- **Work to complete**
Leaving out every picture, quote the data below exactly as it appears.

-- START OF Data lines --

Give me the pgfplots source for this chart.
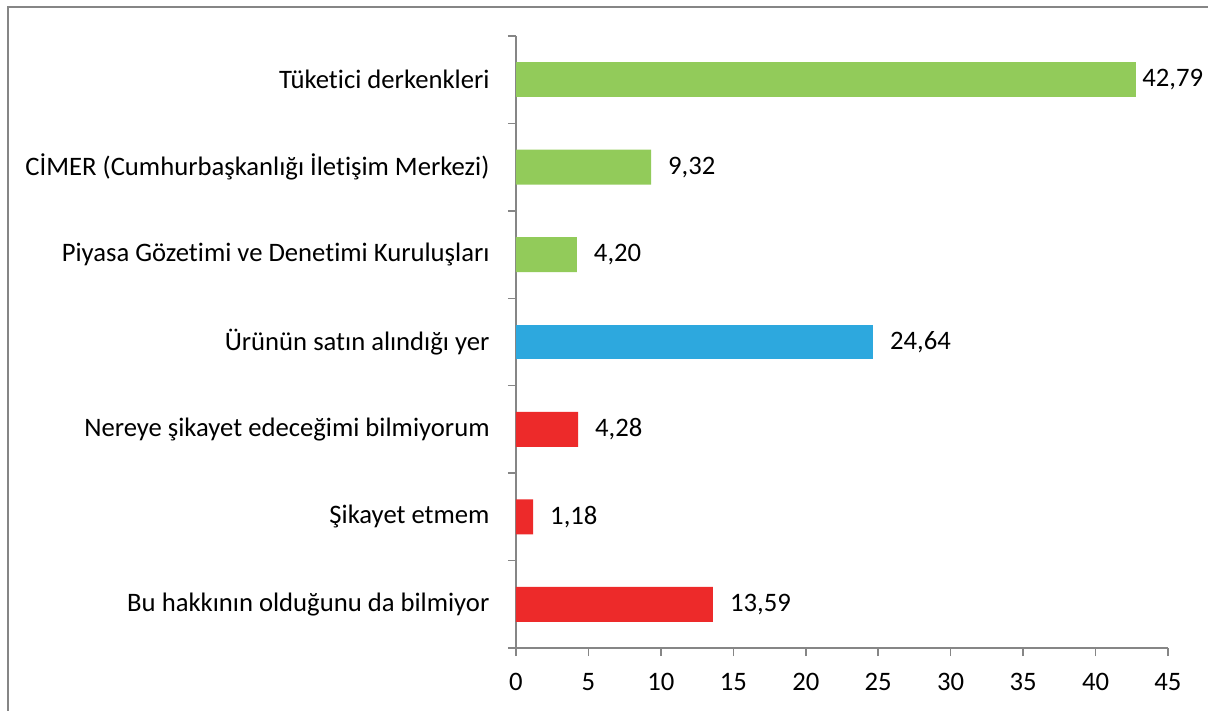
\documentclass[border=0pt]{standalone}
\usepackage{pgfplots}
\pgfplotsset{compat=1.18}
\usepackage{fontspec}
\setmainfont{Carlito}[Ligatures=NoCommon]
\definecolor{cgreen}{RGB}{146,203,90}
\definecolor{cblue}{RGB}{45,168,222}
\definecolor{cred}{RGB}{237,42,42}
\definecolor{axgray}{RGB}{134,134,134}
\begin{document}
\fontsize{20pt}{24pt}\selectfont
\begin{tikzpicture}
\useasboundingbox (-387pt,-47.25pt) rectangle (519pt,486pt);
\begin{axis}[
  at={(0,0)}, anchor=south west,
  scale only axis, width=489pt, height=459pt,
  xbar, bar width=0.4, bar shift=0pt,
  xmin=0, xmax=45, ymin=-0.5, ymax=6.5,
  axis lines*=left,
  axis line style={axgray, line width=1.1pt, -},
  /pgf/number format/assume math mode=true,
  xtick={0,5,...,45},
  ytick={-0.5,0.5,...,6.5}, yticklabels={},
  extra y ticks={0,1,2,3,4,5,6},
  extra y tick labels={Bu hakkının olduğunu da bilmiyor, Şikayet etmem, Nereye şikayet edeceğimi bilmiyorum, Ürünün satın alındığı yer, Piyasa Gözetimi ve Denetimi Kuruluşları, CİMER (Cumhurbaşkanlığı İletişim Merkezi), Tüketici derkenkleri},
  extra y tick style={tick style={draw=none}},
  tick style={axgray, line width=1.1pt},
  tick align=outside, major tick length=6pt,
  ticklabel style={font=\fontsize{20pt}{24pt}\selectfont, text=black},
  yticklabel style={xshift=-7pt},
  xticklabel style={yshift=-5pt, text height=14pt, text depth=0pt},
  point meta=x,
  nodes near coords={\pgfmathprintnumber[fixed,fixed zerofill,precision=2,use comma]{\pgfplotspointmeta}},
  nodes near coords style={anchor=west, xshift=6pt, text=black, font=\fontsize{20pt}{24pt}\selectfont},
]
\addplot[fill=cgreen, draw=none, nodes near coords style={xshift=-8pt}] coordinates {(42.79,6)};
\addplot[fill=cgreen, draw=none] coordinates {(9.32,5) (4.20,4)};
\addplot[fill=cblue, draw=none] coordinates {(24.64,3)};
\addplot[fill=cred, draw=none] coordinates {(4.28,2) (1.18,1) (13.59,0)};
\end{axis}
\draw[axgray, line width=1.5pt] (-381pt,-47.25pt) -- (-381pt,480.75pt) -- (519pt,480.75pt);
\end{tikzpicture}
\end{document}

-- END OF Data lines --

- **Worked solution**
Give me the pgfplots source for this chart.
\documentclass[border=0pt]{standalone}
\usepackage{pgfplots}
\pgfplotsset{compat=1.18}
\usepackage{fontspec}
\setmainfont{Carlito}[Ligatures=NoCommon]
\definecolor{cgreen}{RGB}{146,203,90}
\definecolor{cblue}{RGB}{45,168,222}
\definecolor{cred}{RGB}{237,42,42}
\definecolor{axgray}{RGB}{134,134,134}
\begin{document}
\fontsize{20pt}{24pt}\selectfont
\begin{tikzpicture}
\useasboundingbox (-387pt,-47.25pt) rectangle (519pt,486pt);
\begin{axis}[
  at={(0,0)}, anchor=south west,
  scale only axis, width=489pt, height=459pt,
  xbar, bar width=0.4, bar shift=0pt,
  xmin=0, xmax=45, ymin=-0.5, ymax=6.5,
  axis lines*=left,
  axis line style={axgray, line width=1.1pt, -},
  /pgf/number format/assume math mode=true,
  xtick={0,5,...,45},
  ytick={-0.5,0.5,...,6.5}, yticklabels={},
  extra y ticks={0,1,2,3,4,5,6},
  extra y tick labels={Bu hakkının olduğunu da bilmiyor, Şikayet etmem, Nereye şikayet edeceğimi bilmiyorum, Ürünün satın alındığı yer, Piyasa Gözetimi ve Denetimi Kuruluşları, CİMER (Cumhurbaşkanlığı İletişim Merkezi), Tüketici derkenkleri},
  extra y tick style={tick style={draw=none}},
  tick style={axgray, line width=1.1pt},
  tick align=outside, major tick length=6pt,
  ticklabel style={font=\fontsize{20pt}{24pt}\selectfont, text=black},
  yticklabel style={xshift=-7pt},
  xticklabel style={yshift=-5pt, text height=14pt, text depth=0pt},
  point meta=x,
  nodes near coords={\pgfmathprintnumber[fixed,fixed zerofill,precision=2,use comma]{\pgfplotspointmeta}},
  nodes near coords style={anchor=west, xshift=6pt, text=black, font=\fontsize{20pt}{24pt}\selectfont},
]
\addplot[fill=cgreen, draw=none, nodes near coords style={xshift=-8pt}] coordinates {(42.79,6)};
\addplot[fill=cgreen, draw=none] coordinates {(9.32,5) (4.20,4)};
\addplot[fill=cblue, draw=none] coordinates {(24.64,3)};
\addplot[fill=cred, draw=none] coordinates {(4.28,2) (1.18,1) (13.59,0)};
\end{axis}
\draw[axgray, line width=1.5pt] (-381pt,-47.25pt) -- (-381pt,480.75pt) -- (519pt,480.75pt);
\end{tikzpicture}
\end{document}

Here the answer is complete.